→ **DATA LISTING**
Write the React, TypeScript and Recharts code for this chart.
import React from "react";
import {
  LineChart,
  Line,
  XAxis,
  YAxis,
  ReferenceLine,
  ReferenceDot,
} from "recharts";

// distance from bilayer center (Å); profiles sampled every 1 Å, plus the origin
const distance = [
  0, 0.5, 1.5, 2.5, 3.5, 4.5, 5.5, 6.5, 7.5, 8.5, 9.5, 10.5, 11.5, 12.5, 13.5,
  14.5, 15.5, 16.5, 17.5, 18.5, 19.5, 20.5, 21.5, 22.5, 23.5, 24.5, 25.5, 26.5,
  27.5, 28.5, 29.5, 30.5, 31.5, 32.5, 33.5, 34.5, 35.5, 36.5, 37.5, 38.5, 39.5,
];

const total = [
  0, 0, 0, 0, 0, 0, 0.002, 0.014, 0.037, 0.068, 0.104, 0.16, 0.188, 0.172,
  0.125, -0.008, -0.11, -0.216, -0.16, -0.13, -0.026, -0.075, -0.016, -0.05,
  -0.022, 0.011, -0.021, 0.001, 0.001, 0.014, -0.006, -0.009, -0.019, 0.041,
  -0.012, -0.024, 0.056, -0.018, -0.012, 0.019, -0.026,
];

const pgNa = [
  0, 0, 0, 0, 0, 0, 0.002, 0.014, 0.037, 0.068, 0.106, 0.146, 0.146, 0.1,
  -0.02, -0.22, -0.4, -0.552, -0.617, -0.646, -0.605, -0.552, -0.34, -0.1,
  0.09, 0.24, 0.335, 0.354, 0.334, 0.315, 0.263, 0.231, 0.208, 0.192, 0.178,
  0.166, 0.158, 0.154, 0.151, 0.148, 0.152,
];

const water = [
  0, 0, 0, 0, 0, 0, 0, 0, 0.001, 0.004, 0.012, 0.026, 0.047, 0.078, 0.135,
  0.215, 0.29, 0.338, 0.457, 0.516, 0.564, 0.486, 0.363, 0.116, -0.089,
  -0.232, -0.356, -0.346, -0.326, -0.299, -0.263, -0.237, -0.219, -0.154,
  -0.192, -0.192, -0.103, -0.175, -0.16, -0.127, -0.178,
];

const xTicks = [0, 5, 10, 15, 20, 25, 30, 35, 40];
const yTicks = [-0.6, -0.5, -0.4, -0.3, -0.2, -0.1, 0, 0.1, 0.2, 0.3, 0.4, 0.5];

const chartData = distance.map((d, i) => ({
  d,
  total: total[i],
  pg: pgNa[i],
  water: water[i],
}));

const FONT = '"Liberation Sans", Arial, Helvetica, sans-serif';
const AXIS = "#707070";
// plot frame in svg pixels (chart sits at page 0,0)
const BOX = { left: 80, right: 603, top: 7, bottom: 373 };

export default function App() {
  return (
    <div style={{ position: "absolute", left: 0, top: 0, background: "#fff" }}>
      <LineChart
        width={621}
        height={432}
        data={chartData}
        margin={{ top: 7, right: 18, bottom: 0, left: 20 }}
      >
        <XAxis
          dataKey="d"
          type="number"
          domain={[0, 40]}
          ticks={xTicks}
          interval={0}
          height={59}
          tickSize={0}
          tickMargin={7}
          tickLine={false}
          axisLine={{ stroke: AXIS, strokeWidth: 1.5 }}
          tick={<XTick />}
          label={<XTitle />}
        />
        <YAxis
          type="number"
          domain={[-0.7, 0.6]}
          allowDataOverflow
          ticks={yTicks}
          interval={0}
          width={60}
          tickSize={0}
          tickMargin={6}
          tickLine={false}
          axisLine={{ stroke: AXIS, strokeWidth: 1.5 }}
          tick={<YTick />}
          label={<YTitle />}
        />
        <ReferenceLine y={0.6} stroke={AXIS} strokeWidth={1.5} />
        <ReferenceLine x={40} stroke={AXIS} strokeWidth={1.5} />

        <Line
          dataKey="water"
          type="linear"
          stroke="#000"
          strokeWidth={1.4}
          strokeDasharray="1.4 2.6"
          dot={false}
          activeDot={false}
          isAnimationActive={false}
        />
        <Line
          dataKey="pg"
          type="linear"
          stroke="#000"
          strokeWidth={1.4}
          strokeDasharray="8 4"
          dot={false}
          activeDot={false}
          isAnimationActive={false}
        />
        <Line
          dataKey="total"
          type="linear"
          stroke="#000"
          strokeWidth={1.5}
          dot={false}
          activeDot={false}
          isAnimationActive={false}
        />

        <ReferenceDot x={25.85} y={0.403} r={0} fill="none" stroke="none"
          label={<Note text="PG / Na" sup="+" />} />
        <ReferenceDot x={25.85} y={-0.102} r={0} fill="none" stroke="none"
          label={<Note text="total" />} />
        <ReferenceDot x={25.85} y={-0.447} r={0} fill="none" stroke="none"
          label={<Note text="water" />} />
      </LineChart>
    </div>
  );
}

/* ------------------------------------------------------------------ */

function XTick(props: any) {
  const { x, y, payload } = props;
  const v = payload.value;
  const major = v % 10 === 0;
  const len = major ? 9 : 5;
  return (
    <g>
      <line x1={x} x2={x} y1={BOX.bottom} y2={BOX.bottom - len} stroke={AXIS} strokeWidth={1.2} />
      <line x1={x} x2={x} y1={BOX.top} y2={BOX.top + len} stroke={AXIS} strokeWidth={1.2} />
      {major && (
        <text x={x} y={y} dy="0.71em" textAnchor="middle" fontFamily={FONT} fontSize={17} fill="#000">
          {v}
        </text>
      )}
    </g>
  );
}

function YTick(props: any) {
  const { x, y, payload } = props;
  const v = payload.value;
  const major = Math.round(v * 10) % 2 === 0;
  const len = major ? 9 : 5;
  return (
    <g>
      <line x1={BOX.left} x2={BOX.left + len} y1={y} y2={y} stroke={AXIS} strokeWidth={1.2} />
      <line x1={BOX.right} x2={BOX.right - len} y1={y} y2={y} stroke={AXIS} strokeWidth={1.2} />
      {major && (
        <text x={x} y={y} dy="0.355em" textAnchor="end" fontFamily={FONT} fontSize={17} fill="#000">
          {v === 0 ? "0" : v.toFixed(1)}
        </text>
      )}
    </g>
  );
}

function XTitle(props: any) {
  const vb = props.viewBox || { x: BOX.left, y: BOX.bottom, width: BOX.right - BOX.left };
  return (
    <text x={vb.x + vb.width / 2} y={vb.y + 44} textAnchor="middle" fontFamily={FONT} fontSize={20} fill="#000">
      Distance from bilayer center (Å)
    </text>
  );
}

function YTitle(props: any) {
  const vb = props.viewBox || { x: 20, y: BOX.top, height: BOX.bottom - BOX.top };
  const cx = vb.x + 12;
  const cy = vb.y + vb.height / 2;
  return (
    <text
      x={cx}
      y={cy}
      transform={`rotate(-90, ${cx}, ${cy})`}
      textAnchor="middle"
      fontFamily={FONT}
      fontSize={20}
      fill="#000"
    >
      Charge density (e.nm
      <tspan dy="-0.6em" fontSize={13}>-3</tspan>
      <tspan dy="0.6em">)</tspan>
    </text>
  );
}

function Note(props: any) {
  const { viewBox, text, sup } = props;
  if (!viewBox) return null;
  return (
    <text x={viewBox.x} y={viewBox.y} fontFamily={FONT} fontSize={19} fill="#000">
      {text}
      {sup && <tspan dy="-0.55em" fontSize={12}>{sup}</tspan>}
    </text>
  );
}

...

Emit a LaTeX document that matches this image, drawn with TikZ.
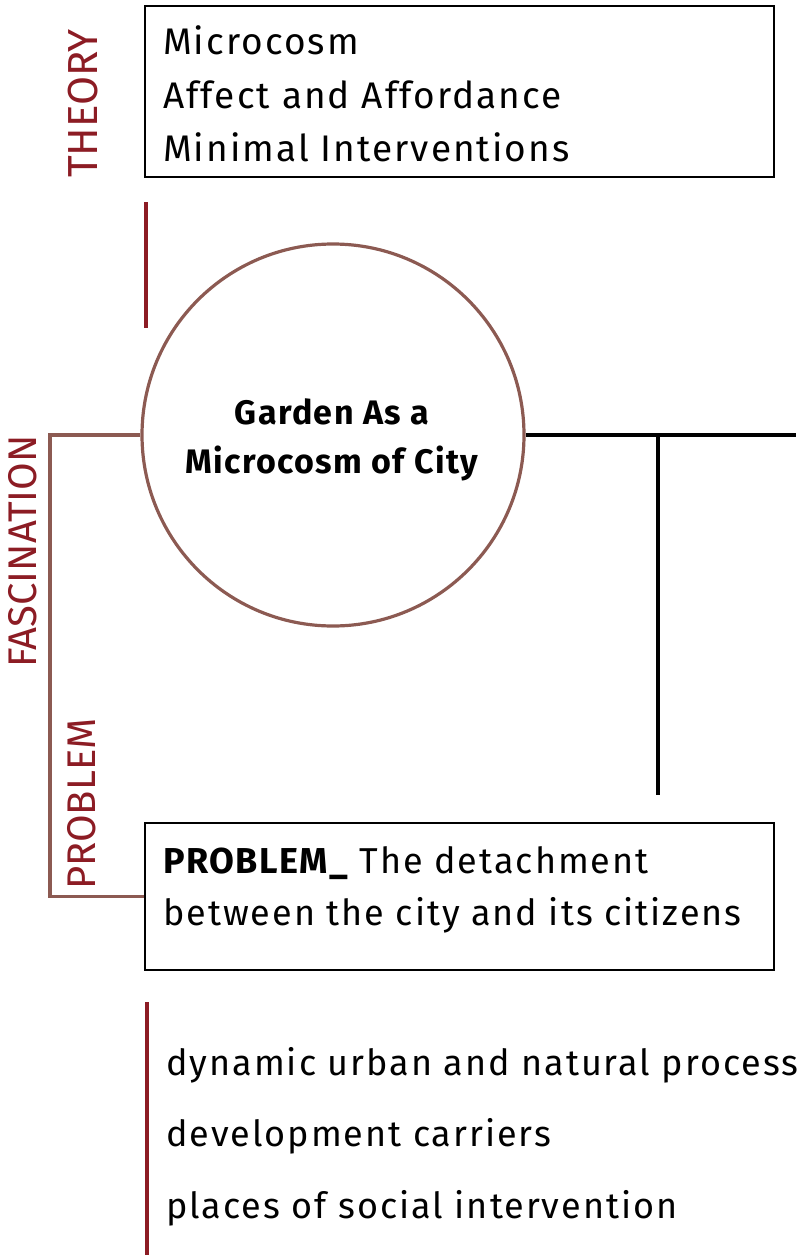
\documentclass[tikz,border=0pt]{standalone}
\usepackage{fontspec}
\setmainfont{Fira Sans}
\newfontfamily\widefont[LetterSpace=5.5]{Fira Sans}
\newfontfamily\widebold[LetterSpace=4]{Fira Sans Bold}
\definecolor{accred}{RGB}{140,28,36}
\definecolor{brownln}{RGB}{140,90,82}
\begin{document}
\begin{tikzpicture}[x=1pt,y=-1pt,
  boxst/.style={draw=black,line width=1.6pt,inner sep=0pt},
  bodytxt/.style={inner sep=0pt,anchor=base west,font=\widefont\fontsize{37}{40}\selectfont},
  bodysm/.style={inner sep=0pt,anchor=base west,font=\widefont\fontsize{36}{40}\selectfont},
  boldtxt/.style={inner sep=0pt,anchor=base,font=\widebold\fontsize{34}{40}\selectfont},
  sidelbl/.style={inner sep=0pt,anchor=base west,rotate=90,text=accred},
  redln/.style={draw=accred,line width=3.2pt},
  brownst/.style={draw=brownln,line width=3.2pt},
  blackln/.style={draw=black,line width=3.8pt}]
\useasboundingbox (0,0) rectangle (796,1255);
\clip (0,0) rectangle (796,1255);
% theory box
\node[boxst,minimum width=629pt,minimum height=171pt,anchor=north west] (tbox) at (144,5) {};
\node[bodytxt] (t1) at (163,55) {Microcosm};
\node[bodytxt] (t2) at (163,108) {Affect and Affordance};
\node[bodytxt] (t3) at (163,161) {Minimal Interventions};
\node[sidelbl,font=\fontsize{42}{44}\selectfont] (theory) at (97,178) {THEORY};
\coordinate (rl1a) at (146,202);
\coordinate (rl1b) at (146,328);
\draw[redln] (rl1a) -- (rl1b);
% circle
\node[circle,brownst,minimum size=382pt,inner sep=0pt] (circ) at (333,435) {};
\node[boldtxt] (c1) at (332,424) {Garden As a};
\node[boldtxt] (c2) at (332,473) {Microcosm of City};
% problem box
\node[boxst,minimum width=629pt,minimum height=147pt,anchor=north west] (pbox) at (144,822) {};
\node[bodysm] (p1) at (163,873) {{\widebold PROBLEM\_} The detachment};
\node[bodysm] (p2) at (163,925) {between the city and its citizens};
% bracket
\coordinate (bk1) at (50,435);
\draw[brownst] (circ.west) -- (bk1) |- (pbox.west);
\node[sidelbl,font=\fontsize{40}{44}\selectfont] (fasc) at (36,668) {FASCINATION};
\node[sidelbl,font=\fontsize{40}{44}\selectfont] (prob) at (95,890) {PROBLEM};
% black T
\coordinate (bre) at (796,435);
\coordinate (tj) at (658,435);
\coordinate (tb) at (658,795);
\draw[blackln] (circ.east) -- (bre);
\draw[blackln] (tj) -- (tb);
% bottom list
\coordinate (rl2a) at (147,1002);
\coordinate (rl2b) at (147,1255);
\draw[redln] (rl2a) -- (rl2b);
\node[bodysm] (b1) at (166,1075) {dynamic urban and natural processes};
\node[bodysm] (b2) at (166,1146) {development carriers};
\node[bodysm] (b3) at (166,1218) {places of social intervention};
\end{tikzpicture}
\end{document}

→ **WHAT NEEDS TO BE DONE**
Pull out all lines from the listing that contain the string "this".

→ **RIGHT ANSWER**
Write the React, TypeScript and Recharts code for this chart.
Emit a LaTeX document that matches this image, drawn with TikZ.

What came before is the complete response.